Görünen o ki Türkiye’de emek güçleri bu durumu kavramakta, kavrasalar dahi gereklerini yerine getirmekte güçlükler yaşıyor. Türkiye solu ise, kendi ülke halkı tarafından dahi şaibeli ve politik sonuçları itibarıyla anlamsız bulunan ABD seçimlerinden dünya halkları lehine, bir yeni liberal emperyalist proje olan ve müktesebatı tartışılamaz AB ile uyumdan emek lehine sonuçlar çıkarmak gibi kerameti meçhul işlerle enerjisini tüketirken emekçilerin tepkilerini de tüketiyor. Maalesef solun bir kısmı farklı araçlarla dünya çapında yürütülen emperyalist yeniden sömürgeleştirme saldırılarına karşı Türkiye’den açık bir cephe açmak yerine Kerry’yi seçtirerek Kerry’ye “bu siyaseti uygularsan Bush gibi devrilirsin” mesajı vermek gibi dolambaçlı işlerle uğraşıyor. Solun bir kısmı ise “ölü ele geçirilenler”in bile işkenceden nasibini aldığı , “kayıt dışı” polislerce genç bir kızın iki defa kaçırılıp taciz edildiği, AB ile uyumun bir gereği olarak cezaevlerinde tek tip elbisenin ve zorunlu çalışmanın getirileceği Ceza İnfaz yasasının hazırlandığı, azınlık raporunu hazırlayanlara yönelik resmi kurumların katıldığı linç kampanyasının örgütlendiği, kitle gösterilerinde tanıştığımız sinir gazı kullanımının futbol maçlarına kadar yaygınlaştığı, bu kadar demokratikleşme lafı etrafta dolanırken 12 Eylül cuntasınca getirilen Anayasanın değiştirilmesinin tartışılma konusu bile olmadığı bir ülkede demokratik devrimden bahsederek “sessiz devrim” tezine güç katıyor. Sağlık hakkını tümüyle yok ederek , yoksulların evlerini başlarına yıkarak, çalışanları güvencesizleştirerek sistemin bir önceki döneme ait emniyet supaplarını söküp atan sermaye düzeni ise tüm bunları “nispi demokratik” bir ortamda değil, düzenin yenilenmiş zor aygıtlarının yardımıyla yapacağının farkında; hem de soldan ve emek örgütlerinden daha fazla.

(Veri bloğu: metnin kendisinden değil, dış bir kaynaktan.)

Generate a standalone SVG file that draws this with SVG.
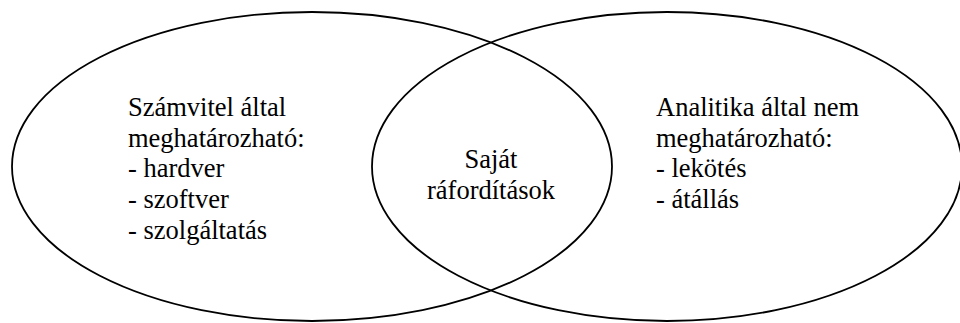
<svg xmlns="http://www.w3.org/2000/svg" width="960" height="323" viewBox="0 0 960 323" font-family="Liberation Serif, Times New Roman, serif">
<style>
.e{fill:none;stroke:#000;stroke-width:1.8}
.t{font-family:'Liberation Serif','Times New Roman',serif;font-size:26.5px;fill:#000}
</style>
<rect width="960" height="323" fill="#fff"/>
<g id="set-left">
<ellipse class="e" cx="312" cy="166.5" rx="300" ry="154.5"/>
<text class="t" x="128" y="116">Számvitel által</text>
<text class="t" x="128" y="146.7">meghatározható:</text>
<text class="t" x="128" y="177.4">- hardver</text>
<text class="t" x="128" y="208">- szoftver</text>
<text class="t" x="128" y="238.8">- szolgáltatás</text>
</g>
<g id="set-right">
<ellipse class="e" cx="667" cy="166.5" rx="295" ry="154.5"/>
<text class="t" x="656" y="116">Analitika által nem</text>
<text class="t" x="656" y="146.7">meghatározható:</text>
<text class="t" x="656" y="177.4">- lekötés</text>
<text class="t" x="656" y="208">- átállás</text>
</g>
<g id="intersection">
<text class="t" x="491" y="168" text-anchor="middle">Saját</text>
<text class="t" x="491" y="198.7" text-anchor="middle">ráfordítások</text>
</g>
<g id="connectors"></g>
</svg>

Emperyalizmin Taşeronu AKP Hükümetine Karşı Emeğin Kavgasını Yükseltelim!
Bu koşullarda emek güçlerinin daha fazla vakit ve enerji kaybına tahammülü yok. Emekçileri kavgaya davet eden emperyalizme ve işbirlikçi AKP iktidarına karşı etkin bir muhalefet cephesinin kurulması acil bir görev olarak toplumsal muhalefetin tüm bileşenlerinin önünde durmaktadır. Bu görevin omuzlayacakların hemen şimdi bir adım öne çıkması gerekmektedir. 20 Kasım’da Ankara’da gerçekleştirilmesi planlanan miting, altında emperyalistlerin imzası olan saldırıların uygulayıcısı olan AKP hükümetine karşı, tüm emek güçlerinin ve toplumsal muhalefetin gövde gösterisi olarak örgütlenebilir. Bu mitingle oluşturulan mevzi bundan sonraki saldırıları göğüslemede tüm emek güçleri açısından hareket noktası olabilir.